CORTE DI CASSAZIONE – Sentenza 10 luglio 2018, n. 18175
Licenziamento disciplinare – Misura risarcitoria ex art. 18, co. 4, L. n. 300\1970 – Quantificazione
Svolgimento del processo
Il Tribunale di Venezia rigettava l’opposizione proposta da S.D.N. avverso l’ordinanza ex art. 1, co. 49, L. n. 92/12 che aveva rigettato il suo ricorso avverso il licenziamento disciplinare irrogatogli 19.11.14 dalla s.r.l. P.G.
Proposto reclamo da parte del lavoratore, la Corte d’appello di Venezia, con sentenza non definitiva, depositata il 25.5.16, dichiarava l’illegittimità del licenziamento ed ordinava alla società la reintegra del S. nel suo posto di lavoro, rimettendo la causa sul ruolo per la prosecuzione del giudizio al fine di quantificare la misura risarcitoria ex art. 18, co. 4, L. n. 300/70. Con sentenza definitiva del 28.6.16 condannava la società al pagamento dell’indennità risarcitoria pari a 12 mensilità dell’ultima retribuzione globale di fatto, previa detrazione dei redditi aliunde percepiti dal lavoratore nel medesimo periodo.
Per la cassazione di tali sentenze propone ricorso la società P.G., affidato ad unico motivo.
Resiste il lavoratore con controricorso.
Motivi della decisione
1. – La società ricorrente denuncia la violazione e\o falsa applicazione dell’art. 18 L. n. 300\70, esponendo le modalità, sostanzialmente manuali, con cui dovevano essere eseguite le operazioni di smontaggio delle ‘manarettè (piastre di ferro), evidenziando che il S. aveva invece proceduto a colpirle con un martello, provocandone la caduta di alcune a terra, sicché il licenziamento risultava del tutto legittimo.
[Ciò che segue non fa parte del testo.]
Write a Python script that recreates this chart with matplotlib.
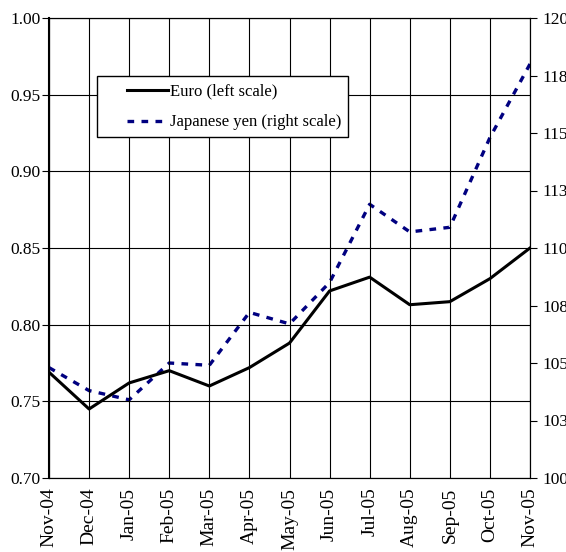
import matplotlib.pyplot as plt
from matplotlib.legend_handler import HandlerLine2D

# Monthly exchange rates, Nov 2004 - Nov 2005
months = ['Nov-04', 'Dec-04', 'Jan-05', 'Feb-05', 'Mar-05', 'Apr-05', 'May-05',
          'Jun-05', 'Jul-05', 'Aug-05', 'Sep-05', 'Oct-05', 'Nov-05']
euro = [0.769, 0.745, 0.762, 0.770, 0.760, 0.772, 0.788,
        0.822, 0.831, 0.813, 0.815, 0.830, 0.850]
yen = [104.8, 103.8, 103.4, 105.0, 104.9, 107.2, 106.7,
       108.5, 111.9, 110.7, 110.9, 114.8, 118.0]

left_ticks = [0.70, 0.75, 0.80, 0.85, 0.90, 0.95, 1.00]
right_ticks = [100, 102.5, 105, 107.5, 110, 112.5, 115, 117.5, 120]
right_labels = ['100', '103', '105', '108', '110', '113', '115', '118', '120']


# legend line drawn with some empty space in front of it (like Excel)
class PadHandler(HandlerLine2D):
    def create_artists(self, legend, orig, xd, yd, w, h, fs, trans):
        pad = 1.38 * fs
        return super().create_artists(legend, orig, xd - pad, yd, w - pad, h, fs, trans)


plt.rcParams['font.family'] = ['Liberation Serif', 'DejaVu Serif']

fig = plt.figure(figsize=(5.66, 5.52), dpi=100)
ax = fig.add_axes([49/566, 1 - 478/552, 481/566, 460/552])
x = range(len(months))

l1, = ax.plot(x, euro, color='black', lw=2.2, zorder=3, label='Euro (left scale)')
ax.set_xlim(0, len(months) - 1)
ax.set_ylim(0.70, 1.00)
ax.set_yticks(left_ticks)
ax.set_yticklabels(['%.2f' % v for v in left_ticks])
ax.set_xticks(list(x))
ax.set_xticklabels(months, rotation=90)
ax.grid(True, color='black', lw=0.8)
ax.tick_params(axis='y', direction='out', length=5, labelsize=12.5, pad=1)
ax.tick_params(axis='x', length=0, labelsize=14, pad=7)
for s in ax.spines.values():
    s.set_color('black')
ax.spines['left'].set_linewidth(1.5)

ax2 = ax.twinx()
l2, = ax2.plot(x, yen, color='#000080', lw=2.4, ls=(0, (2, 2.2)), zorder=3,
               label='Japanese yen (right scale)')
ax2.set_ylim(100, 120)
ax2.set_yticks(right_ticks)
ax2.set_yticklabels(right_labels)
ax2.tick_params(axis='y', direction='out', length=5, labelsize=12.5, pad=4)

leg = ax.legend(handles=[l1, l2], loc='upper left', bbox_to_anchor=(0.10, 0.873),
                borderaxespad=0, fontsize=12, frameon=True, fancybox=False,
                edgecolor='black', framealpha=1, handlelength=3.85, borderpad=0.42,
                labelspacing=0.9, handletextpad=0.1,
                handler_map={l1: PadHandler(), l2: PadHandler()})
leg.get_frame().set_linewidth(1.0)
ax.set_zorder(ax2.get_zorder() + 1)
ax.patch.set_visible(False)

fig.savefig('out.png', dpi=100)
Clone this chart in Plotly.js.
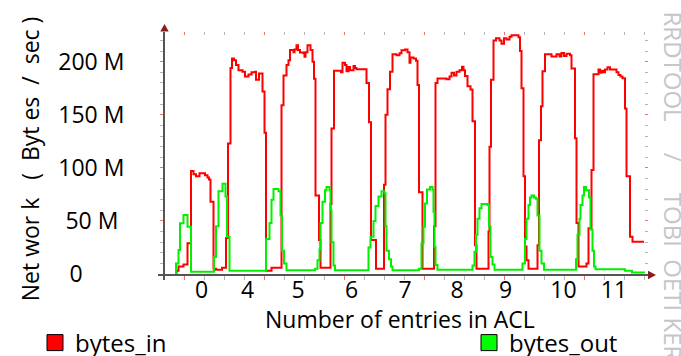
<!DOCTYPE html>
<html><head><meta charset="utf-8">
<script src="https://cdn.plot.ly/plotly-3.0.1.min.js"></script>
<style>html,body{margin:0;padding:0;background:#fff}#chart{width:681px;height:356px}</style>
</head><body><div id="chart"></div>
<script>
// ---- data (time index, values in M bytes/sec) ----
const inT = [10.5,11.5,13.5,18.5,22.5,26,28.5,31,34.5,40,42.5,44,45.5,48.5,51,57,61,63,65.5,67,69,71,73.5,77.5,80,83.5,86.5,90,91,94,97.5,99.5,101,106.5,116.5,118.5,121.5,123.5,125,128.5,129.5,131.5,133,135,138.5,139.5,140.5,142.5,145.5,147.5,149,150.5,154,155.5,165.5,166.5,169,176,177.5,180,181.5,183.5,185,188.5,190,191.5,201.5,204,206,211,219,220.5,222.5,225,227.5,231.5,234.5,236.5,240,242.5,244.5,245.5,248.5,251,252.5,254,257.5,269,270.5,272.5,281.5,284.5,286.5,289,291.5,294.5,297,298.5,300,302.5,305.5,307.5,310,311.5,323.5,324.5,326,328.5,331,334.5,336.5,339,341.5,344.5,346.5,353.5,355,356.5,358.5,360,361.5,363.5,372.5,374,376,377.5,380,386.5,391.5,394.5,396.5,399,401.5,405,406.5,410,411.5,413.5,421.5,423.5,426.5,428.5,433.5,435,436.5,438.5,440,442.5,445,451.5,453.5,455.5,457.5,460,461.5,465,467.5,479];
const inV = [0,3,7,9,29,97,94,92,95,93,91,89,68,5,4,6,34,123,194,203,201.5,197,192,190.5,186,188,190,190.5,183,189,172,133,3,6,159,187,197,201.5,211,209,211.6,215.6,211,208.6,208,204.6,209,215.6,211,200,184,74,32,6,66,137,191.5,190,199,197,191,195,192,196,194,193,180,143,32,5,84,150,174,190.5,207,206,208,210.8,211.5,209,199,204,203,201,178,77,5,45,180,184.3,183.5,186,189.6,187,190.6,192,195.3,192,186.5,177,173.8,144,27,5,40,120,183,220,222,220,217,222,221,223.5,225,223,210,175,92,26,13,5,27,126,158,191,207,205,207,205,208.3,205.5,207.5,206,193.7,128,48,7,10,43,98,188.3,192.7,189.5,191.5,190,192.7,194.7,192.7,190,187.4,186,184.5,156,92,35,30.4,30.4];
const outT = [10.5,11,13.5,15,18.5,22.5,26,49,51,53.5,57.5,60.5,62,64.5,101,104.5,106.5,108.5,113.5,115.5,117,119,121.5,150,152.5,154.5,155.5,157.5,160,161.5,164.5,165.5,166.5,168.5,170,203.5,205.5,208.5,210.5,213.5,216.5,219.5,220.5,221.5,224,226,227.5,254,256.5,258.5,260,262,265,267.5,268.5,269.5,270.5,272.5,307.5,309.5,311,312.5,314.5,316.5,322.5,324,325.5,327.5,329.5,357.5,360,361.5,363.5,365,366.5,369,371,372.5,374.5,376.5,379,411,412.5,414.5,415.5,417.5,419,421,424,425.5,427.5,429,430.5,460,467,479];
const outV = [0,10,22.6,47.7,55.6,44.5,2.2,16,45,78,85,73,35,3,33,48,70,80,78,55,22,10,3.5,5,13,23,48,68,79,82,79,60,30,8,3.5,25,35,50,64,73,78,76,45,22,14,7,3.5,5,29,44.6,66.5,79.7,82,79.7,58.7,25.7,8.5,4,8,21,37,52,62,66,65,45,16,9,4,10,33,52,65,72,74,72,71,55,22,10,4,14,37,52,65,74,82,79,72,42,22,7,4.4,3,1.5,1];
const xLabelPos = [36.5,82.5,133,186.5,240,292,340.5,398.5,449];
const xLabels = ['0','4','5','6','7','8','9','10','11'];
const yTickVals = [0,50,100,150,200];
const yTickText = ['0\u00a0\u00a0\u00a0\u00a0\u00a0\u00a0\u00a0','50 M\u00a0','100 M','150 M','200 M'];
const seriesNames = ['bytes_in','bytes_out'];
const seriesColors = ['#ff0000','#00f000'];
const legendColors = ['#ff0000','#00ff00'];
const xTitle = 'Number of entries in ACL';
const watermark = 'RRDTOOL\u00a0\u00a0\u00a0\u00a0\u00a0/\u00a0\u00a0\u00a0\u00a0\u00a0TOBI\u00a0\u00a0OETI KER';

const FONT = '"Open Sans", "Liberation Sans", sans-serif';
const L = 165, R = 648, T = 32, B = 274, W = 681, H = 356;
const px = x => (x - L) / (R - L);
const py = y => (B - y) / (B - T);
const nb = '\u00a0', zw = '\u200b';

const traces = [
  {x: inT, y: inV, mode: 'lines', line: {shape: 'hv', color: seriesColors[0], width: 2}, showlegend: false, hoverinfo: 'skip'},
  {x: outT, y: outV, mode: 'lines', line: {shape: 'hv', color: seriesColors[1], width: 2}, showlegend: false, hoverinfo: 'skip'},
  {x: [null], y: [null], xaxis: 'x2', yaxis: 'y', mode: 'markers', name: seriesNames[0], legend: 'legend',
   marker: {symbol: 'square', size: 16, color: legendColors[0], line: {color: '#000', width: 1}}},
  {x: [null], y: [null], xaxis: 'x3', yaxis: 'y', mode: 'markers', name: seriesNames[1], legend: 'legend2',
   marker: {symbol: 'square', size: 16, color: legendColors[1], line: {color: '#000', width: 1}}},
  {x: [null], y: [null], xaxis: 'x', yaxis: 'y2', mode: 'markers', showlegend: false, hoverinfo: 'skip'}
];

const majorRed = '#f07070', minorGray = '#b4b4b4', axisCol = '#555555';
const legendBase = {orientation: 'h', xref: 'container', yref: 'container', y: 13 / H,
  xanchor: 'left', yanchor: 'middle', font: {size: 24}, bgcolor: 'rgba(0,0,0,0)', itemsizing: 'trace'};

const layout = {
  width: W, height: H,
  margin: {l: L, r: W - R, t: T, b: H - B, pad: 0},
  paper_bgcolor: '#fff', plot_bgcolor: '#fff',
  font: {family: FONT, size: 23, color: '#000'},
  showlegend: true,
  legend: Object.assign({}, legendBase, {x: 35 / W}),
  legend2: Object.assign({}, legendBase, {x: 469 / W}),
  xaxis: {range: [0, R - L], showline: true, linecolor: axisCol, linewidth: 2, showgrid: false, zeroline: false,
    tickmode: 'linear', tick0: 19, dtick: 80, ticks: 'outside', ticklen: 4, tickcolor: majorRed, tickwidth: 1,
    showticklabels: false, fixedrange: true,
    minor: {tickmode: 'linear', tick0: 19, dtick: 20, ticks: 'outside', ticklen: 4, tickcolor: minorGray, tickwidth: 1, showgrid: false}},
  xaxis2: {overlaying: 'x', anchor: 'y', side: 'bottom', range: [0, R - L], tickmode: 'array',
    tickvals: xLabelPos, ticktext: xLabels, ticks: '', showline: false, showgrid: false, zeroline: false,
    ticklabelstandoff: 0},
  xaxis3: {overlaying: 'x', anchor: 'y', side: 'top', range: [0, R - L], tickmode: 'linear', tick0: 19, dtick: 80,
    ticks: 'inside', ticklen: 3, tickcolor: majorRed, showticklabels: false, showline: false, showgrid: false, zeroline: false,
    minor: {tickmode: 'linear', tick0: 19, dtick: 20, ticks: 'inside', ticklen: 3, tickcolor: minorGray, showgrid: false}},
  yaxis: {range: [0, 228], showline: true, linecolor: axisCol, linewidth: 2, showgrid: false, zeroline: false,
    tickmode: 'array', tickvals: yTickVals, ticktext: yTickText, ticks: 'outside', ticklen: 3, tickcolor: majorRed,
    minor: {tickmode: 'linear', tick0: 0, dtick: 10, ticks: 'outside', ticklen: 3, tickcolor: minorGray, showgrid: false},
    ticklabelstandoff: 31, fixedrange: true,
    title: {text: 'Net wor k' + nb.repeat(3) + '(' + nb + nb + 'Byt es' + nb + nb + '/' + nb + nb + 'sec' + nb + ')' + nb + nb + zw,
      standoff: 12, font: {size: 23}}},
  yaxis2: {overlaying: 'y', anchor: 'x', side: 'right', range: [0, 228], tickmode: 'linear', tick0: 0, dtick: 50,
    ticks: 'inside', ticklen: 3, tickcolor: majorRed, showticklabels: false, showline: false, showgrid: false, zeroline: false,
    minor: {tickmode: 'linear', tick0: 0, dtick: 10, ticks: 'inside', ticklen: 3, tickcolor: minorGray, showgrid: false}},
  shapes: [
    {type: 'line', xref: 'paper', yref: 'paper', x0: px(158), x1: px(165), y0: py(275), y1: py(275), line: {color: axisCol, width: 2}},
    {type: 'line', xref: 'paper', yref: 'paper', x0: px(164), x1: px(164), y0: py(275), y1: py(280), line: {color: axisCol, width: 2}},
    {type: 'path', xref: 'paper', yref: 'paper', fillcolor: '#8b1c1c', line: {width: 0},
     path: `M ${px(160.3)} ${py(31.5)} L ${px(164.5)} ${py(24)} L ${px(168.7)} ${py(31.5)} Z`},
    {type: 'path', xref: 'paper', yref: 'paper', fillcolor: '#8b1c1c', line: {width: 0},
     path: `M ${px(648)} ${py(270.8)} L ${px(656)} ${py(275)} L ${px(648)} ${py(279.2)} Z`}
  ],
  annotations: [
    {xref: 'paper', yref: 'paper', x: px(399.5), y: py(319), xanchor: 'center', yanchor: 'middle', showarrow: false,
     text: xTitle, font: {family: FONT, size: 23, color: '#000'}},
    {xref: 'paper', yref: 'paper', x: px(673), y: py(9), xanchor: 'center', yanchor: 'top', showarrow: false,
     textangle: 90, text: watermark, font: {family: FONT, size: 24, color: '#c6c6c6'}}
  ]
};

Plotly.newPlot('chart', traces, layout, {staticPlot: true, displayModeBar: false});
</script>
</body></html>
Il ricorso è inammissibile.
Come risulta infatti evidente, esso, che pure formalmente denuncia la violazione di una norma di diritto senza indicare minimamente perché essa sarebbe stata violata, è diretto semplicemente ad una rivisitazione e ricostruzione dei fatti diversa rispetto a quanto ampiamente accertato dalla Corte di merito nel regime di cui al novellato n. 5 dell’art. 360, co. 1, c.p.c. Deve allora rimarcarsi che “..Il nuovo testo del n. 5) dell’art. 360 cod. proc. civ. introduce nell’ordinamento un vizio specifico che concerne l’omesso esame di un fatto storico, principale o secondario, la cui esistenza risulti dal testo della sentenza o dagli atti processuali, che abbia costituito oggetto di discussione tra le parti e abbia carattere decisivo (vale a dire che se esaminato avrebbe determinato un esito diverso della controversia). L’omesso esame di elementi istruttori non integra di per sé vizio di omesso esame di un fatto decisivo, se il fatto storico rilevante in causa sia stato comunque preso in considerazione dal giudice, benché la sentenza non abbia dato conto di tutte le risultanze probatorie. La parte ricorrente dovrà indicare – nel rigoroso rispetto delle previsioni di cui all’art. 366 c.p.c., comma 1, n. 6) e all’art. 369 c.p.c., comma 2, n. 4), – il “fatto storico”, il cui esame sia stato omesso, il “dato”, testuale o extratestuale, da cui ne risulti l’esistenza, il “come” e il “quando” (nel quadro processuale) tale fatto sia stato oggetto di discussione tra le parti, e la “decisività” del fatto stesso” (Cass. sez. un. 22 settembre 2014 n. 19881).
Il ricorso non rispetta il dettato di cui alla norma processuale indicata. Nella specie, peraltro, il fatto decisivo, la condotta contestata al lavoratore, è stato ampiamente esaminato dalle sentenze impugnate, sia nella sua materialità che sotto il profilo dell’elemento soggettivo.
Il ricorso risulta pertanto inammissibile.
Le spese di lite seguono la soccombenza e si liquidano come da dispositivo.
P.Q.M.
Rigetta il ricorso. Condanna la ricorrente al pagamento delle spese del presente giudizio di legittimità, che liquida in € 200,00 per esborsi, € 4.000,00 per compensi professionali, oltre spese generali nella misura del 15%, i.v.a. e c.p.a. Ai sensi dell’art. 13, comma 1 quater, del d.P.R. n. 115\02, nel testo risultante dalla L. 24.12.12 n. 228, la Corte dà atto della sussistenza dei presupposti per il versamento, da parte della ricorrente, dell’ulteriore importo a titolo di contributo unificato, pari a quello dovuto per il ricorso, a norma del comma 1 bis dello stesso art.13.